La nationalisation du pétrole était depuis l’indépendance une revendication constante de l’UGTA, notamment durant le mandat de Mouloud Oumeziane (1965-1968) jusqu’à la caporalisation de l’automne 1968, qui a dévitalisé la centrale syndicale, la mettant à la remorque de l’exécutif du FLN des Kaïd Ahmed-Messaadia, mais sans détruire tous les syndicats nationaux et unions locales.
Les conditions clandestines dans lesquelles s’est créée l’UGTA, au début de la lutte armée, ont facilité l’idée fausse d’un pacte de dépendance de l’UGTA à l’égard du FLN. Mohamed Bourouiba, un des fondateurs de l’Ugta, farouche partisan de l’indépendance du syndicat après l’indépendance, a constamment combattu cette sornette.

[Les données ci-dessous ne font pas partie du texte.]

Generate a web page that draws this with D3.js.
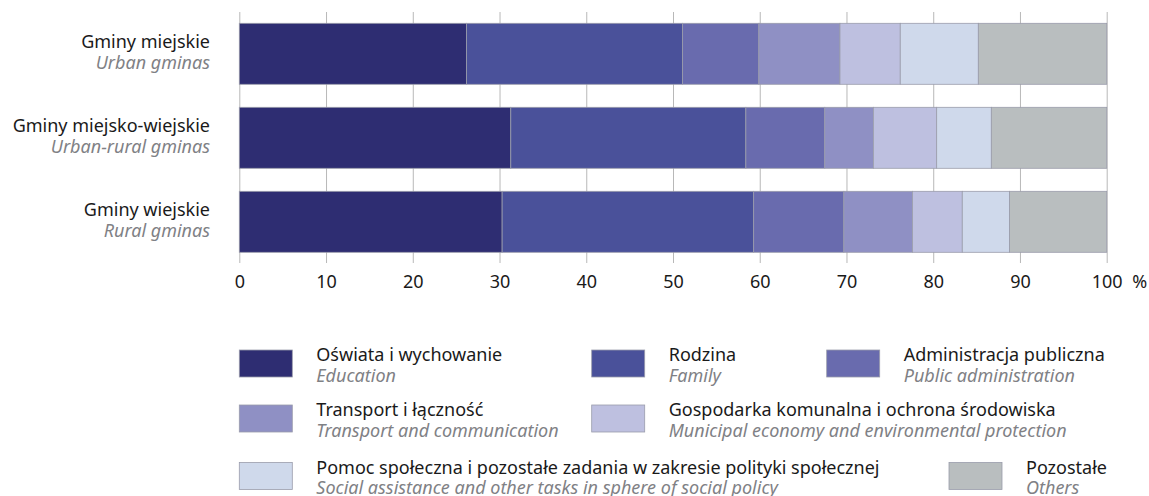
<!DOCTYPE html>
<html>
<head>
<meta charset="utf-8">
<script src="https://cdn.jsdelivr.net/npm/d3@7/dist/d3.min.js"></script>
<style>
  html, body { margin: 0; padding: 0; background: #ffffff; }
  svg { display: block; font-family: "Noto Sans", "Open Sans", sans-serif; }
</style>
</head>
<body>
<svg id="chart" width="1149" height="496"></svg>
<script>
// ---- Data ----
const categoriesPL = ["Gminy miejskie", "Gminy miejsko-wiejskie", "Gminy wiejskie"];
const categoriesEN = ["Urban gminas", "Urban-rural gminas", "Rural gminas"];

const seriesPL = ["Oświata i wychowanie", "Rodzina", "Administracja publiczna",
  "Transport i łączność", "Gospodarka komunalna i ochrona środowiska",
  "Pomoc społeczna i pozostałe zadania w zakresie polityki społecznej", "Pozostałe"];
const seriesEN = ["Education", "Family", "Public administration",
  "Transport and communication", "Municipal economy and environmental protection",
  "Social assistance and other tasks in sphere of social policy", "Others"];

// values per series, in category order (urban, urban-rural, rural), %
const education      = [26.2, 31.3, 30.3];
const family         = [24.9, 27.1, 29.0];
const publicAdmin    = [8.8, 9.1, 10.4];
const transport      = [9.35, 5.6, 7.9];
const municipal      = [6.95, 7.3, 5.75];
const socialAssist   = [9.0, 6.3, 5.45];
const others         = [14.8, 13.3, 11.2];

const tickValues = [0, 10, 20, 30, 40, 50, 60, 70, 80, 90, 100];
const unitLabel = "%";

const colors = ["#2e2d72", "#4a519a", "#696bae", "#8f90c4", "#bec0e0", "#cfd9eb", "#b9bebf"];

// ---- Build table ----
const seriesValues = [education, family, publicAdmin, transport, municipal, socialAssist, others];
const table = categoriesPL.map((c, i) => {
  const row = { cat: c };
  seriesPL.forEach((s, j) => { row[s] = seriesValues[j][i]; });
  return row;
});
const stacked = d3.stack().keys(seriesPL)(table);

// ---- Layout ----
const FS = "18px";
const svg = d3.select("#chart");
const x = d3.scaleLinear().domain([0, 100]).range([239.3, 1106.7]);
const y = d3.scaleBand().domain(categoriesPL).range([23.3, 252.3]).paddingInner(0.274).paddingOuter(0);

const gridTop = 12, axisY = 263;

// gridlines + ticks via axis
const axis = d3.axisBottom(x).tickValues(tickValues).tickSize(-(axisY - gridTop)).tickPadding(12).tickFormat(d3.format("d"));
const gAxis = svg.append("g").attr("transform", `translate(0,${axisY})`).call(axis);
gAxis.select(".domain").remove();
gAxis.selectAll(".tick line").attr("stroke", "#b8b8b8").attr("stroke-width", 1);
gAxis.selectAll(".tick text").attr("fill", "#1a1a1a").style("font-size", FS).style("font-family", "Noto Sans, sans-serif");

svg.append("text")
  .attr("x", x(100) + 33).attr("y", 288)
  .attr("text-anchor", "middle")
  .attr("fill", "#1a1a1a").style("font-size", FS)
  .text(unitLabel);

// bars
svg.append("g").selectAll("g")
  .data(stacked).join("g")
  .attr("fill", (d, i) => colors[i])
  .selectAll("rect")
  .data(d => d).join("rect")
  .attr("x", d => x(d[0]))
  .attr("y", d => y(d.data.cat))
  .attr("width", d => x(d[1]) - x(d[0]))
  .attr("height", y.bandwidth())
  .attr("stroke", "#9a9cab").attr("stroke-width", 0.8);

// category labels
const catG = svg.append("g").selectAll("g").data(categoriesPL).join("g")
  .attr("transform", d => `translate(210,${y(d) + y.bandwidth() / 2})`);
catG.append("text").attr("y", -6).attr("text-anchor", "end")
  .attr("fill", "#1a1a1a").style("font-size", FS).text(d => d);
catG.append("text").attr("y", 15.5).attr("text-anchor", "end")
  .attr("fill", "#7f8185").style("font-size", FS).style("font-style", "italic")
  .text((d, i) => categoriesEN[i]);

// legend
const legendPos = [
  [239.3, 350], [591.7, 350], [826.7, 350],
  [239.3, 405], [591.7, 405],
  [239.3, 462.5], [949, 462.5]
];
const lg = svg.append("g").selectAll("g").data(seriesPL).join("g")
  .attr("transform", (d, i) => `translate(${legendPos[i][0]},${legendPos[i][1]})`);
lg.append("rect").attr("width", 53).attr("height", 27)
  .attr("fill", (d, i) => colors[i]).attr("stroke", "#9a9cab").attr("stroke-width", 0.8);
lg.append("text").attr("x", 77).attr("y", 11)
  .attr("fill", "#1a1a1a").style("font-size", FS).text(d => d);
lg.append("text").attr("x", 77).attr("y", 31.5)
  .attr("fill", "#7f8185").style("font-size", FS).style("font-style", "italic")
  .text((d, i) => seriesEN[i]);
</script>
</body>
</html>
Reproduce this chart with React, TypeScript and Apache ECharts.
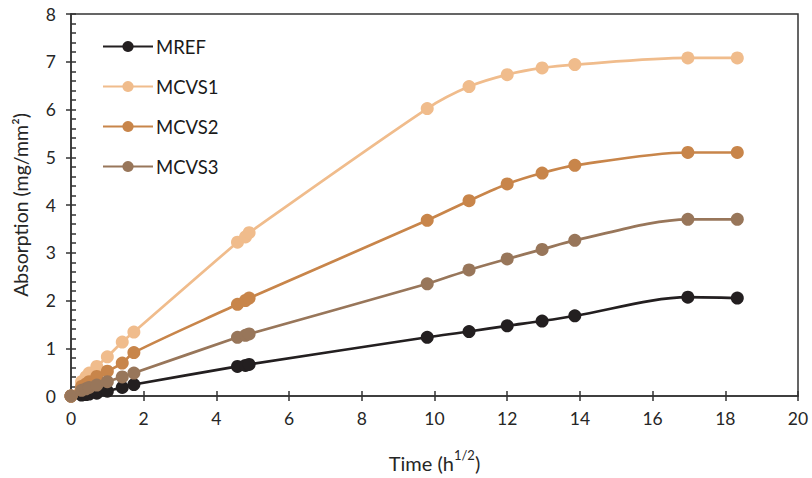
import React, { useEffect, useRef } from "react";
import * as echarts from "echarts";

const timeValues = [0, 0.29, 0.41, 0.5, 0.71, 1, 1.41, 1.73, 4.58, 4.8, 4.9, 9.8, 10.95, 12, 12.96, 13.86, 16.97, 18.33];
const mref = [0, 0.02, 0.03, 0.04, 0.06, 0.1, 0.18, 0.24, 0.62, 0.64, 0.66, 1.23, 1.35, 1.47, 1.57, 1.68, 2.07, 2.05];
const mcvs1 = [0, 0.3, 0.4, 0.48, 0.62, 0.82, 1.13, 1.34, 3.22, 3.33, 3.42, 6.02, 6.48, 6.73, 6.87, 6.94, 7.08, 7.08];
const mcvs2 = [0, 0.2, 0.25, 0.3, 0.41, 0.52, 0.69, 0.91, 1.92, 2.0, 2.05, 3.68, 4.09, 4.44, 4.67, 4.83, 5.1, 5.1];
const mcvs3 = [0, 0.12, 0.15, 0.18, 0.23, 0.3, 0.4, 0.48, 1.23, 1.27, 1.3, 2.35, 2.64, 2.87, 3.07, 3.26, 3.7, 3.7];

const seriesNames = ["MREF", "MCVS1", "MCVS2", "MCVS3"];
const seriesValues = [mref, mcvs1, mcvs2, mcvs3];
const seriesColors = ["#231f20", "#f0bc8c", "#c8854a", "#98765a"];

const FONT = "Lato";

export default function App() {
  const ref = useRef<HTMLDivElement>(null);
  useEffect(() => {
    if (!ref.current) return;
    const chart = echarts.init(ref.current, null, { renderer: "svg" });
    const axisColor = "#333333";
    const grid = { left: 71, right: 14, top: 14, bottom: 80 };
    chart.setOption({
      animation: false,
      backgroundColor: "#ffffff",
      grid: { ...grid, show: true, borderColor: "#333333", borderWidth: 1.5, backgroundColor: "transparent" },
      legend: {
        orient: "vertical",
        left: 97,
        top: 32,
        itemWidth: 50,
        itemHeight: 14,
        itemGap: 21,
        textStyle: { fontFamily: FONT, fontSize: 18.5, color: "#1a1a1a", padding: [0, 0, 0, -2] },
        data: seriesNames,
      },
      xAxis: [
        {
          type: "value",
          min: 0,
          max: 20,
          interval: 2,
          axisLine: { show: true, lineStyle: { color: axisColor, width: 1.5 } },
          axisTick: { show: true, inside: false, length: 5, lineStyle: { color: axisColor, width: 1.5 } },
          axisLabel: { fontFamily: FONT, fontSize: 17.5, color: "#262626", margin: 13 },
          splitLine: { show: false },
          name: "Time (h{sup|1/2})",
          nameLocation: "middle",
          nameGap: 52,
          nameTextStyle: {
            fontFamily: FONT,
            fontSize: 20,
            color: "#262626",
            rich: {
              sup: { fontFamily: FONT, fontSize: 13, color: "#262626", verticalAlign: "top", lineHeight: 30 },
            },
          },
        },
        {
          type: "value",
          min: 0,
          max: 20,
          interval: 2,
          position: "bottom",
          axisLine: { show: false },
          axisTick: { show: true, inside: true, length: 5, lineStyle: { color: axisColor, width: 1.5 } },
          axisLabel: { show: false },
          splitLine: { show: false },
        },
      ],
      yAxis: [
        {
          type: "value",
          min: 0,
          max: 8,
          interval: 1,
          axisLine: { show: true, lineStyle: { color: axisColor, width: 1.5 } },
          axisTick: { show: true, inside: false, length: 5, lineStyle: { color: axisColor, width: 1.5 } },
          axisLabel: { fontFamily: FONT, fontSize: 17.5, color: "#262626", margin: 15 },
          splitLine: { show: false },
          name: "Absorption (mg/mm²)",
          nameLocation: "middle",
          nameGap: 41,
          nameTextStyle: { fontFamily: FONT, fontSize: 19.5, color: "#262626" },
        },
        {
          type: "value",
          min: 0,
          max: 8,
          interval: 1,
          position: "left",
          axisLine: { show: false },
          axisTick: { show: true, inside: true, length: 5, lineStyle: { color: axisColor, width: 1.5 } },
          minorTick: { show: true, splitNumber: 5, length: 5, lineStyle: { color: axisColor, width: 1.5 } },
          axisLabel: { show: false },
          splitLine: { show: false },
          minorSplitLine: { show: false },
        },
      ],
      series: seriesNames.map((name, i) => ({
        name,
        type: "line",
        data: timeValues.map((t, j) => [t, seriesValues[i][j]]),
        smooth: 0.3,
        symbol: "circle",
        symbolSize: 13,
        showSymbol: true,
        color: seriesColors[i],
        lineStyle: { color: seriesColors[i], width: 2.7 },
        itemStyle: { color: seriesColors[i] },
      })),
    });
    return () => chart.dispose();
  }, []);
  return <div ref={ref} style={{ width: 812, height: 478, position: "absolute", left: 0, top: 0 }} />;
}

Le Pags a, naturellement, soutenu avec vigueur la nationalisation. Nous avons soutenu cette mesure-clé pour le développement national, en dépit du fait qu’à la même date le pouvoir engageait une vague de répression anti-communiste. Ce soutien actif à la nationalisation fait partie des ponts-aux-ânes anti-communistes utilisés par les imbéciles, qui expliquent que le Pags était à la remorque du pouvoir de Boumediene. C’est aussi au mois de février 1971 que je fus contraint d’opter pour la clandestinité afin d’éviter l’arrestation. Cela va durer douze ans...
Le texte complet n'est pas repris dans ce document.